Skills worth reclaiming might look like:
🍞 Food and Kitchen:
Baking bread without a machine
Cooking from scratch with basic ingredients
Preserving food through canning, drying, or fermenting
Foraging for wild foods safely
Growing and saving seeds from heirloom gardens
🛠️ Home and Repair:
Mending clothes and sewing simple projects
Basic carpentry and home repairs
Sharpening knives and tools
Repairing furniture or reupholstering worn pieces
🪴 Garden and Land:
Composting and nurturing soil
Raising backyard chickens or small livestock
Managing water conservation naturally
Understanding herbal remedies and simple natural medicine
🮺 Household Arts:
Washing laundry by hand when needed
Knitting, crocheting, or quilting
Making soap, candles, or household cleaners from scratch
🛡️ Community and Soft Skills:
Bartering fairly and building local trust
Teaching others through mentorship and example
Offering hospitality with open hands and simple meals
Holding traditions and stories to pass along wisdom
We don’t have to master every skill. We don’t have to live off-grid or become survivalists.

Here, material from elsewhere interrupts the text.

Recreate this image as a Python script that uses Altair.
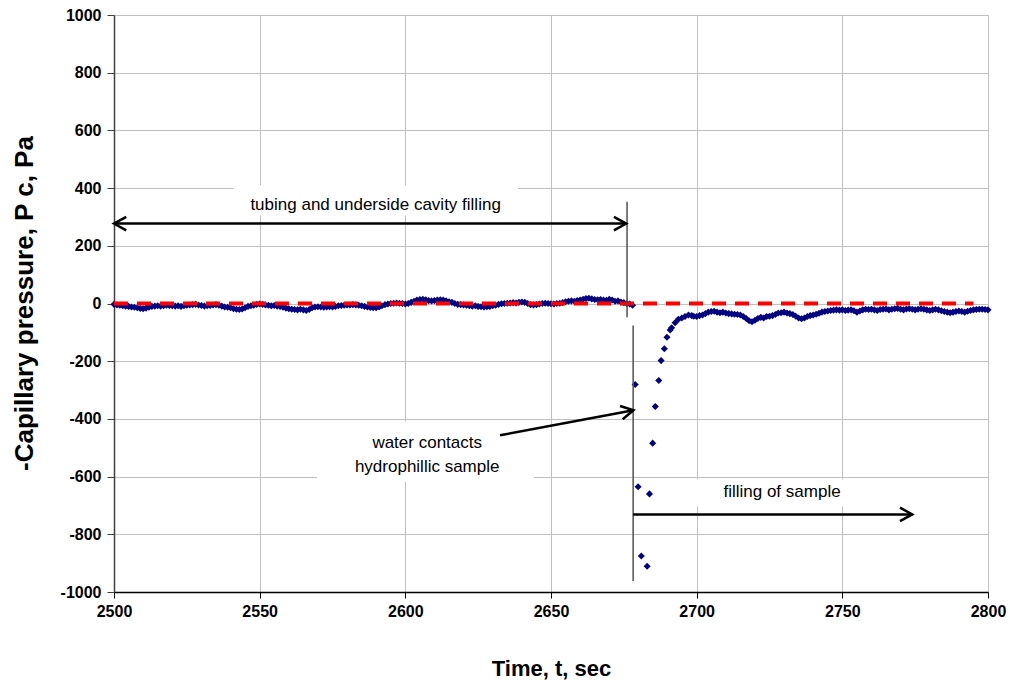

🌿 We simply need to remember that tending a few small, ordinary skills — patiently, faithfully, lovingly — weaves resilience into the fabric of home and community.
Each skill we reclaim is a thread pulled back into the tapestry of an extraordinary ordinary life.
🌿 A Gentle Invitation
I'm not saying we all need to move off-grid or grow wheat fields to survive.
But maybe — just maybe — we could start learning again.
Maybe we could reverse engineer the life we want from the fragments of the one we have.
Maybe we could each pick one small skill and tuck it into our hands and hearts this year.
Learn to bake the bread. Learn to fix the torn pocket. Learn to grow the herbs. Learn to knit the baby blanket. Learn to sew the button back on. Learn to patch the hole in the jeans. Learn to tighten the wobbly leg on the chair. Learn to repair the car (or at least the simple things). Learn to replace the worn-out upholstery. Learn to repurpose the old dresser into something new.
Not because we're afraid. Not because we're aiming for self-sufficiency perfection. But because we are reclaiming the beautiful, wide, ordinary wisdom that was never meant to be lost.
Because skills are resilience. Because stewardship is strength. Because ordinary life — tended with love — is still extraordinary.